** START Material shown **
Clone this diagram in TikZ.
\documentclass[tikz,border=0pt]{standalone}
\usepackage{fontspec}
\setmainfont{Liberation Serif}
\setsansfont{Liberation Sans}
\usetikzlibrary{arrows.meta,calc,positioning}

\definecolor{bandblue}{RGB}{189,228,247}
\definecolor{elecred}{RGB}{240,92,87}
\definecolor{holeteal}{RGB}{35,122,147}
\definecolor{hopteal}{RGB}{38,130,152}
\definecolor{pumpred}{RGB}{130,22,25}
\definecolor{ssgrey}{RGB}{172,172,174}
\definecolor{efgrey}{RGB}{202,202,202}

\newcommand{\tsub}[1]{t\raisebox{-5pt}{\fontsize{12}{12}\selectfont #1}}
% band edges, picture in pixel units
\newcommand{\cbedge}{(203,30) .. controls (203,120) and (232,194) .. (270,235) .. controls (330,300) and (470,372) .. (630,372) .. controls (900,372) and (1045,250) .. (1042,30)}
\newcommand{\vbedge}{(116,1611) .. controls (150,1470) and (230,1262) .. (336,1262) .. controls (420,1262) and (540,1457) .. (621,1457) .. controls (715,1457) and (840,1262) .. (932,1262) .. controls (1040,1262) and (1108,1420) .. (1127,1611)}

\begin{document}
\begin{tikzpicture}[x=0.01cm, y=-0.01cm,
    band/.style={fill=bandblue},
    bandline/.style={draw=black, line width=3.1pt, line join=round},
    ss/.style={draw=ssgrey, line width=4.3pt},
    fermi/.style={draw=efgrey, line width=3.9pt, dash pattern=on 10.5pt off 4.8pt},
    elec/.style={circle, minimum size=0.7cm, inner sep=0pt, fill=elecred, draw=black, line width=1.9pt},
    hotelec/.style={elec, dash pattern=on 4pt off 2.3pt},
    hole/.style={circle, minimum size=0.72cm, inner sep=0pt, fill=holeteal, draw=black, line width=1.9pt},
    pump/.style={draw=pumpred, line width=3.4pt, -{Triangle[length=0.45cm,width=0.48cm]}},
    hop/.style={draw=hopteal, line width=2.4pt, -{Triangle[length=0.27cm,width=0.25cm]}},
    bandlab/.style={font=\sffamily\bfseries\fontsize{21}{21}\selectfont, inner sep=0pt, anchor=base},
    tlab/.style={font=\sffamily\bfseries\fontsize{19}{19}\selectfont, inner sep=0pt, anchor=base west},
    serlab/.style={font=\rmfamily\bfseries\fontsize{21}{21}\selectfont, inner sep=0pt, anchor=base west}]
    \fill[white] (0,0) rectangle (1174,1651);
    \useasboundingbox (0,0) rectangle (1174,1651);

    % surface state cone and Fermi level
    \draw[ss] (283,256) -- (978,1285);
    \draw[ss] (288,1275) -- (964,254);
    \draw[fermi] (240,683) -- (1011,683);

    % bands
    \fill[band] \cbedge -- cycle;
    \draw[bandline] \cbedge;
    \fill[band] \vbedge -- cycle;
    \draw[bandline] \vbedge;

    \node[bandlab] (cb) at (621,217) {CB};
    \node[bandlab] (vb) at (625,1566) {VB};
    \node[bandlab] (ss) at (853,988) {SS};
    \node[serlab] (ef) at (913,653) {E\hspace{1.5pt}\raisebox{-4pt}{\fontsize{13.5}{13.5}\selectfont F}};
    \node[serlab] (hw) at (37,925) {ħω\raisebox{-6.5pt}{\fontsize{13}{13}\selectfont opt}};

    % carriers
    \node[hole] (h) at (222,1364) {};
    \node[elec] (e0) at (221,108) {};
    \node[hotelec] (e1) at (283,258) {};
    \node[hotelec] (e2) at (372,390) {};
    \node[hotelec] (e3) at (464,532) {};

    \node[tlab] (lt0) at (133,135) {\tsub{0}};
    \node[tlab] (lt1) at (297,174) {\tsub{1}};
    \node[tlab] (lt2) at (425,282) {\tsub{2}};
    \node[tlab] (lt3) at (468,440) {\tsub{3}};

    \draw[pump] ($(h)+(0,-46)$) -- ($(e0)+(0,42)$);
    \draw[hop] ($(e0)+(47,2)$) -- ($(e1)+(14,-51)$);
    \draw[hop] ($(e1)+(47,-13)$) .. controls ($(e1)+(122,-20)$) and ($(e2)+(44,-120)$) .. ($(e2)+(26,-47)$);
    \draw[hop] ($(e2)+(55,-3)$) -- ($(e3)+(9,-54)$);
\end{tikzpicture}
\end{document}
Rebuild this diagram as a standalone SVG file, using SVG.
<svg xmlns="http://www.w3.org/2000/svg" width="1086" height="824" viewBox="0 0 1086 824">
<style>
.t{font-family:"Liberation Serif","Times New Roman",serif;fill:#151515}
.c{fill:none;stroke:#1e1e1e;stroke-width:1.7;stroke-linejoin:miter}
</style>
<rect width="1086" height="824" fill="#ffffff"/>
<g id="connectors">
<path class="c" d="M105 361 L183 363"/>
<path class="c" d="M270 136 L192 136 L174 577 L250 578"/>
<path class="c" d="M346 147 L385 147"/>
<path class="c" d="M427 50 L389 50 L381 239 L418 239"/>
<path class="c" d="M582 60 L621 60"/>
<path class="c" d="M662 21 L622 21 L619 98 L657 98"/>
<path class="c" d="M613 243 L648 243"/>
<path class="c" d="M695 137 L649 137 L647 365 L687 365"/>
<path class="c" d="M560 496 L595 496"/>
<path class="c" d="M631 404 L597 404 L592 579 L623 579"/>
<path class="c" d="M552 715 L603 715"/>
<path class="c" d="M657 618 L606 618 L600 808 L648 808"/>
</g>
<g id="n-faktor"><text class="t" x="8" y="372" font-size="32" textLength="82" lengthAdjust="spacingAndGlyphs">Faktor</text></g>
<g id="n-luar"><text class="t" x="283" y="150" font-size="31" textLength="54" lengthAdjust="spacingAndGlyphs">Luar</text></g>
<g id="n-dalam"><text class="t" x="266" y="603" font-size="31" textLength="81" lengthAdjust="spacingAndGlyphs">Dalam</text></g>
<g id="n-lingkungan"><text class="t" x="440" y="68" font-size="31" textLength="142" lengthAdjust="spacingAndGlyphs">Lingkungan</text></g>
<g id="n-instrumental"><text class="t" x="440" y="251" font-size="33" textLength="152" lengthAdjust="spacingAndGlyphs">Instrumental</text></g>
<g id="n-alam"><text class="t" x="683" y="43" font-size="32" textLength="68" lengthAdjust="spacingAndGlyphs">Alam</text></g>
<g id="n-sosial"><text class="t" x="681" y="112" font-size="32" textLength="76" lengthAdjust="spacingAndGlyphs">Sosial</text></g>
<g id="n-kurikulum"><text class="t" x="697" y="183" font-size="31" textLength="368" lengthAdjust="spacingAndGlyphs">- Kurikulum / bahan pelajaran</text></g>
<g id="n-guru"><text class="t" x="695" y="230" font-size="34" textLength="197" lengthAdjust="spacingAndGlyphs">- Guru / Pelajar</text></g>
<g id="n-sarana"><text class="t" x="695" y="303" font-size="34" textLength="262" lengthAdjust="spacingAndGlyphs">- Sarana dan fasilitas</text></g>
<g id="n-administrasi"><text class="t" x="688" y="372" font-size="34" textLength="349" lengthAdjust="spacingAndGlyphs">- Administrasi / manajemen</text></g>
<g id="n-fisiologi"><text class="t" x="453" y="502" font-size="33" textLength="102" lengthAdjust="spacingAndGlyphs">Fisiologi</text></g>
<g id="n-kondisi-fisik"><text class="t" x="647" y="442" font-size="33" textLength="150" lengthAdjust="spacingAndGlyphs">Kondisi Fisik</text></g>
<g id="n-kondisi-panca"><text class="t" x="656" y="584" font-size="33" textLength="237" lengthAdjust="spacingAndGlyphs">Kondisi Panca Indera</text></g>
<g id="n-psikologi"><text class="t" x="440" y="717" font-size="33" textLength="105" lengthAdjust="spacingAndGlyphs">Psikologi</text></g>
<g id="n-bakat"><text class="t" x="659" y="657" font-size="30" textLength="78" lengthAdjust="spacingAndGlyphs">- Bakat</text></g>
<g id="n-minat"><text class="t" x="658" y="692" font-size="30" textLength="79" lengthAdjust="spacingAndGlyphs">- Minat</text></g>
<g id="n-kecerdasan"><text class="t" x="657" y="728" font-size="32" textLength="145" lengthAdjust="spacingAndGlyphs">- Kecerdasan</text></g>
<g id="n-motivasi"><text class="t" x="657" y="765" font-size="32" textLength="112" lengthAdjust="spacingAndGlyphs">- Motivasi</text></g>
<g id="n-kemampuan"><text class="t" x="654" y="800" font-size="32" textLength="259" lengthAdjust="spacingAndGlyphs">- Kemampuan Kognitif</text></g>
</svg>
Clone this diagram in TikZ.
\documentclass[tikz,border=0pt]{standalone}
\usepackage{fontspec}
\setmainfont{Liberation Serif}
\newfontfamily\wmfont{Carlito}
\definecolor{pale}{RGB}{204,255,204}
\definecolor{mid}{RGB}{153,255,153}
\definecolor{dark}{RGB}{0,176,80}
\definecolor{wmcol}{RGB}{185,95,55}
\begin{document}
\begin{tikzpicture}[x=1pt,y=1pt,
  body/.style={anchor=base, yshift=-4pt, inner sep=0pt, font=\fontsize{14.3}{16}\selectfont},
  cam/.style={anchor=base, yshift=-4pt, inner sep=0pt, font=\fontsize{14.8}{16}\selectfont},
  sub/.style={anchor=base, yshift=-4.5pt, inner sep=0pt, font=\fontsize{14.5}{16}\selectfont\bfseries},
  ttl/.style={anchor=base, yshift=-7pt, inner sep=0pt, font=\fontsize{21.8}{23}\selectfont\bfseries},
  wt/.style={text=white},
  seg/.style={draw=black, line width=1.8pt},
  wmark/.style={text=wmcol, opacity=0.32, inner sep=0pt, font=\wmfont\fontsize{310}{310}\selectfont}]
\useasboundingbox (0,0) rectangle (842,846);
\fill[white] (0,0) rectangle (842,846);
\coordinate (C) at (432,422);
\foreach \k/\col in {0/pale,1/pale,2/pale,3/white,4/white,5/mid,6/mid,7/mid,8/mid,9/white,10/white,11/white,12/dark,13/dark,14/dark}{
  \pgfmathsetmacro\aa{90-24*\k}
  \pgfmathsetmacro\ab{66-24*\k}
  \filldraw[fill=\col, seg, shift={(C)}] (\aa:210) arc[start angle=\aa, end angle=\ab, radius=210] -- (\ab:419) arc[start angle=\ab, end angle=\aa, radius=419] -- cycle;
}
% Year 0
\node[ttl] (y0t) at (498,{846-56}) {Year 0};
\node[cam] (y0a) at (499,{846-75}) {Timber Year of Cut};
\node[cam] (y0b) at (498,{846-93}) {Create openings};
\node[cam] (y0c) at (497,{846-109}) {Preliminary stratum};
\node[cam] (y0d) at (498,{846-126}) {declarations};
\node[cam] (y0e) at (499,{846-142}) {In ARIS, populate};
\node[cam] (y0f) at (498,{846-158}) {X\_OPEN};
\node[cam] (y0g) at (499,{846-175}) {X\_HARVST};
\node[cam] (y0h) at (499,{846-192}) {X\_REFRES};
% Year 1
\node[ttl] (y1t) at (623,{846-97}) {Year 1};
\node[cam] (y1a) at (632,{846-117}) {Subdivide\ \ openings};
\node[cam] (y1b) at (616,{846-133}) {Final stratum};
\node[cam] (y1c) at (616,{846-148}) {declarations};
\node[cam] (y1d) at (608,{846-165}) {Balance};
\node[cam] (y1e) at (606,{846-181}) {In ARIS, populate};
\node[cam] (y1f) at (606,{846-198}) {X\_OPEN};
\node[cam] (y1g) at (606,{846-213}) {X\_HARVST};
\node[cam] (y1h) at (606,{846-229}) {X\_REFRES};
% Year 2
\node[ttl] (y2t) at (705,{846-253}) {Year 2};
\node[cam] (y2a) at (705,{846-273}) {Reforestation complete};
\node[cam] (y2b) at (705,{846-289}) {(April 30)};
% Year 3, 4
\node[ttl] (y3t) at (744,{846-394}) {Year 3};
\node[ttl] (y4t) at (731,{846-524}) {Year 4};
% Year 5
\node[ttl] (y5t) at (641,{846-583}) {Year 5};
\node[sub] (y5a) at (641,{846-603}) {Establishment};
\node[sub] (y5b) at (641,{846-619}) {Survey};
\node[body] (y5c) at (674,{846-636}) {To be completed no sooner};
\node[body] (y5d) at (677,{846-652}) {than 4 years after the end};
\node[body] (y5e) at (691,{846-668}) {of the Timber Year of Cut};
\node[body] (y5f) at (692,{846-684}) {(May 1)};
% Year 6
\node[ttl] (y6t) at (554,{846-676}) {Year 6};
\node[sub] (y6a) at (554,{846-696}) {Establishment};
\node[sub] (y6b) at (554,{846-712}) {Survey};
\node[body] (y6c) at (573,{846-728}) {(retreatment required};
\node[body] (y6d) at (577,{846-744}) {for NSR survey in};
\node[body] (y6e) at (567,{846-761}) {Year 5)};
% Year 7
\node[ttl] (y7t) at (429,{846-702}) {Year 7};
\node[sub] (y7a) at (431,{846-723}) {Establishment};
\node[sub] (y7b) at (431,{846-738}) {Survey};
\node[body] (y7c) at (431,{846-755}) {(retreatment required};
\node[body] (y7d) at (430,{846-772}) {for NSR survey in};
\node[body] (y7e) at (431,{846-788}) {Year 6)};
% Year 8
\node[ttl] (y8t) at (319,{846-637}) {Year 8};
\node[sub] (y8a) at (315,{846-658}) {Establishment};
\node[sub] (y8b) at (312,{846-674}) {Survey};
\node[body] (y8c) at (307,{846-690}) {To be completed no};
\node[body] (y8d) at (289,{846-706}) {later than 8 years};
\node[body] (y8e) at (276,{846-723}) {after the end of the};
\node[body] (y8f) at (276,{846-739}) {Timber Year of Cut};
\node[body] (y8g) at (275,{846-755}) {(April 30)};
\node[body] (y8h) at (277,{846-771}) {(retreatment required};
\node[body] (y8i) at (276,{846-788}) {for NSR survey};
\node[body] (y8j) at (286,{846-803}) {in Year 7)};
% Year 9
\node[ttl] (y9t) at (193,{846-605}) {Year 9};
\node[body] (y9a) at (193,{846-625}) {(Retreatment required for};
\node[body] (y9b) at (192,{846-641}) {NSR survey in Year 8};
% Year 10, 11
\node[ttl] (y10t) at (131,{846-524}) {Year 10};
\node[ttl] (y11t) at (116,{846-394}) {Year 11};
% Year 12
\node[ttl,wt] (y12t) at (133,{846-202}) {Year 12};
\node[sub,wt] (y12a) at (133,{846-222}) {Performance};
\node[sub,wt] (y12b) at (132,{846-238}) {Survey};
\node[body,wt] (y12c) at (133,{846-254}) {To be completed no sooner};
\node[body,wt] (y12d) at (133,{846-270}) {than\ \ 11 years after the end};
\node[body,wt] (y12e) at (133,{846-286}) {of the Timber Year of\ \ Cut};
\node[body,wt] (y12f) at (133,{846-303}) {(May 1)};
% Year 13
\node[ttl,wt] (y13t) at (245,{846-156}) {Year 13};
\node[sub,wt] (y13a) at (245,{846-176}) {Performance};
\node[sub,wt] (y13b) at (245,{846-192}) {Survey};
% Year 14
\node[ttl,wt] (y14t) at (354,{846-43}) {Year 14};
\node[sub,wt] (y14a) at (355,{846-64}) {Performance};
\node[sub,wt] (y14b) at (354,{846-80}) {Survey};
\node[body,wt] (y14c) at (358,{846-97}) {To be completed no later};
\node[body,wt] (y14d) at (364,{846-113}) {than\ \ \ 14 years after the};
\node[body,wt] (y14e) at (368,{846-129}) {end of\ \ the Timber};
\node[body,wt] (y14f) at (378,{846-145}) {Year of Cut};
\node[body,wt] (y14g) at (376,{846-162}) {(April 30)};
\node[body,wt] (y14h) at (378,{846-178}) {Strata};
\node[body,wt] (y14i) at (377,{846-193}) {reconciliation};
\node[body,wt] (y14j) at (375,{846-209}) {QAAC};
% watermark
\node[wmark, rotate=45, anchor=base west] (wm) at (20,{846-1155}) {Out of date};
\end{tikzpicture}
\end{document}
** END Material shown **
_Request_.
Print the material above verbatim, first line through the line containing "controls (150,1470) and", both included.

_Exercise solution_.
Clone this diagram in TikZ.
\documentclass[tikz,border=0pt]{standalone}
\usepackage{fontspec}
\setmainfont{Liberation Serif}
\setsansfont{Liberation Sans}
\usetikzlibrary{arrows.meta,calc,positioning}

\definecolor{bandblue}{RGB}{189,228,247}
\definecolor{elecred}{RGB}{240,92,87}
\definecolor{holeteal}{RGB}{35,122,147}
\definecolor{hopteal}{RGB}{38,130,152}
\definecolor{pumpred}{RGB}{130,22,25}
\definecolor{ssgrey}{RGB}{172,172,174}
\definecolor{efgrey}{RGB}{202,202,202}

\newcommand{\tsub}[1]{t\raisebox{-5pt}{\fontsize{12}{12}\selectfont #1}}
% band edges, picture in pixel units
\newcommand{\cbedge}{(203,30) .. controls (203,120) and (232,194) .. (270,235) .. controls (330,300) and (470,372) .. (630,372) .. controls (900,372) and (1045,250) .. (1042,30)}
\newcommand{\vbedge}{(116,1611) .. controls (150,1470) and (230,1262) .. (336,1262) .. controls (420,1262) and (540,1457) .. (621,1457) .. controls (715,1457) and (840,1262) .. (932,1262) .. controls (1040,1262) and (1108,1420) .. (1127,1611)}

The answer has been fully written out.